Myth # 2: We control the message. We do not control the message. In increasing numbers, brands are being thrown to the online masses to devour and dissect in blogs, user ratings, and other peer generated content that prospects are relying on more and more in their decision making. Blogs like Socketsite and others are taking our cleverly crafted marketing messages and creating their own. Case in point: http://tinyurl.com/635cve.

Myth # 3: Flash! Nothing sells home online like Flash! Actually, nothing sells home online like buyers being able to find you when they type in “Atlanta Condos” or “San Jose real estate.” Flash makes sites harder to find for search engines and also offers no relationship building tool to keep them on your site. Lack of any substance beyond pretty flash animation leaves buyers bored and un-engaged, increasing your bounce rate, decreasing your opt-in, and reducing your ROI.

Myth # 4: No one buys homes on the internet. A high ranking marketing person recently said this to me and I will concede that she is right, no one writes earnest money deposits or signs contracts online (yet). However, it is estimated that at least 70% of potential home buyers start their search online and rule out potential new homes based on the online marketing presence. That means that many buyers are not even giving us the opportunity to sell them a home during a sales office visit. Many stages of the qualifying (price, location) and trial close process are now completed online, meaning that buyers are further down the sales process when they arrive at our sales office. Although buyers do not purchase online, they do buy in (or out) of our message.

Myth # 5: The only metrics that count are sales office traffic, sales, and closings. These metrics (traffic to include be-backs) are the traditional measure of the success of any given week for homebuilder marketing. The challenge with this logic is that it does not give us the information that enables us to replicate success.

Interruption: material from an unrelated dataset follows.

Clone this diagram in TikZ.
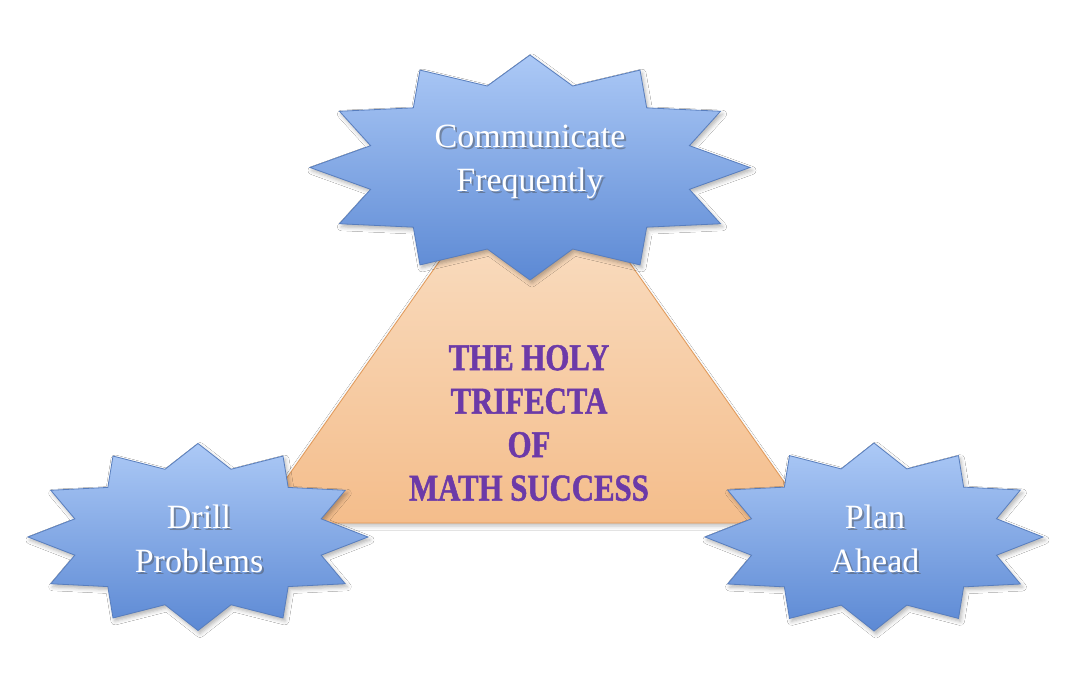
\documentclass[tikz,border=0pt]{standalone}
\usepackage{fontspec}
\setmainfont{Liberation Serif}
\newfontfamily\mottofont[FakeStretch=0.81,FakeBold=1.3]{Liberation Serif}
\usetikzlibrary{shadows.blur}

\definecolor{burstTop}{RGB}{172,201,246}
\definecolor{burstBot}{RGB}{92,137,212}
\definecolor{burstEdge}{RGB}{88,126,190}
\definecolor{triTop}{RGB}{251,231,210}
\definecolor{triBot}{RGB}{244,189,139}
\definecolor{triEdge}{RGB}{226,152,86}
\definecolor{motto}{RGB}{108,58,168}

% twelve-point burst: centre (#1,#2), radii #3 and #4
\newcommand\spiky[4]{%
  \path[burst] ({#1+#3},#2)
    \foreach \k in {1,...,23}{
      -- ({#1+#3*(isodd(\k)?0.75:1)*cos(15*\k)},{#2+#4*(isodd(\k)?0.75:1)*sin(15*\k)})
    } -- cycle;}

\begin{document}
\begin{tikzpicture}[x=1pt,y=-1pt,
  burst/.style={draw=burstEdge, line width=0.8pt, line join=miter,
    top color=burstTop, bottom color=burstBot,
    blur shadow={shadow xshift=2pt, shadow yshift=-3pt,
      shadow blur radius=4pt, shadow opacity=30}},
  pyramid/.style={draw=triEdge, line width=0.8pt, line join=miter,
    top color=triTop, bottom color=triBot,
    blur shadow={shadow xshift=0pt, shadow yshift=-3pt,
      shadow blur radius=4pt, shadow opacity=25}},
  burstlabel/.style={text=white, font=\fontsize{34}{44}\selectfont,
    align=center, inner sep=0pt},
  burstshade/.style={burstlabel, text=black!70, opacity=0.45},
  mottolabel/.style={text=motto, font=\mottofont\bfseries\fontsize{38}{43.5}\selectfont,
    align=center, inner sep=0pt}]

\useasboundingbox (0,0) rectangle (1087,696);
\fill[white] (0,0) rectangle (1087,696);

% central triangle
\coordinate (apex) at (534,127);
\coordinate (baseL) at (255,523);
\coordinate (baseR) at (813,523);
\path[pyramid] (apex) -- (baseR) -- (baseL) -- cycle;

% the three bursts
\spiky{530}{167.5}{220}{112.5}
\spiky{198}{537}{170}{93.5}
\spiky{874}{537}{169}{94}

% burst labels with their drop shadows
\node[burstshade] (topS) at (532,164) {Communicate\\Frequently};
\node[burstlabel] (top) at (530,162) {Communicate\\Frequently};
\node[burstshade] (leftS) at (201,541) {Drill\\Problems};
\node[burstlabel] (left) at (199,539) {Drill\\Problems};
\node[burstshade] (rightS) at (877,541) {Plan\\Ahead};
\node[burstlabel] (right) at (875,539) {Plan\\Ahead};

% motto in the triangle
\node[mottolabel] (motto) at (529,423) {THE HOLY\\TRIFECTA\\OF\\MATH SUCCESS};
\end{tikzpicture}
\end{document}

As new home sales marketing professionals, we need to to expand our ideas of conversion and metrics. Today’s buyer takes weeks, months, even more than a year to make a buying decision. We need to provide hard data about what buyers are responding to at each stage of their decision making process, not just sales visit and sale.

Myth # 6: Lifestyle photos and pithy tag lines sell homes. Last year a large homebuilder had a billboard on a major Bay Area freeway ($$$$) with a lifestyle photo of a young couple and the tagline “Life happens. Go with it.”

Enough said.

Myth # 7: More new traffic! More new leads! This will sell more homes. Traditional new home marketing focused heavily (and in some cases still does) on spending large media budgets on driving more, more, more new leads into the sales office. This made sense in the old days because buyers bought on the first visit, but it’s simply no longer true. We need to shift our marketing dollars to bringing existing prospects back into the sales office. Again. And again. And again. In a previous post I wrote about a builder who easily spent $45,000 for a direct mail campaign to a purchased list but balked at $500 for an email to their existing database. We need to focus on building relationships and trust with people in the middle of the sales funnel (warm leads) and a measured, disciplined approach to driving new leads into the top of the funnel (cold leads). The people most likely to buy this month (or this quarter) are already in your database.

Myth # 8: One Size Fits All. One of the cruelest of retail myths is equally cruel to new home marketing. Our newspaper ads, our eBlasts, our direct mail, our brochure - all targeted to a single message aimed at the broadest possible audience. Yet, within each community are several buyer profiles, each with their own emotional triggers. For example, a three bedroom/2 bath single story home might work equally well for young families and retirees, but these buying motives are very different. In trying to appeal to everyone, we connect with no one.

Myth # 9: I have an online marketing strategy. I have a web site and I use Postlets. Postlets is a great tool for getting your homes posted to several sites on the web where they can reach a larger audience, but it is only a tool. It is not a strategy. Your builder website, your new home email marketing campaign, your MLS listings. These are are tools, but without a comprehensive strategy with measurable goals and objectives it’s impossible to determine how effective your online efforts really are. Remembering that ROI refers not just to financial investment but also an investment of time, brand, reputation, and talent, an online strategy is crucial as a roadmap to reaching buyers online.

Myth # 10: Traditional new homes marketing is dead. Traditional marketing is not dead. New media offers us the tools to increase our effectiveness in traditional media, reduce wasted dollars on unproven messages, capture prospective buyers earlier in the decision making process (and ahead of our competition), minimize the market research cost and timeframe, target messages, segment and track marketing initiatives, and better understand our buyers. An integrated approach of new media + traditional media will lower overall marketing costs and eliminate the guesswork of developing messages that sell homes.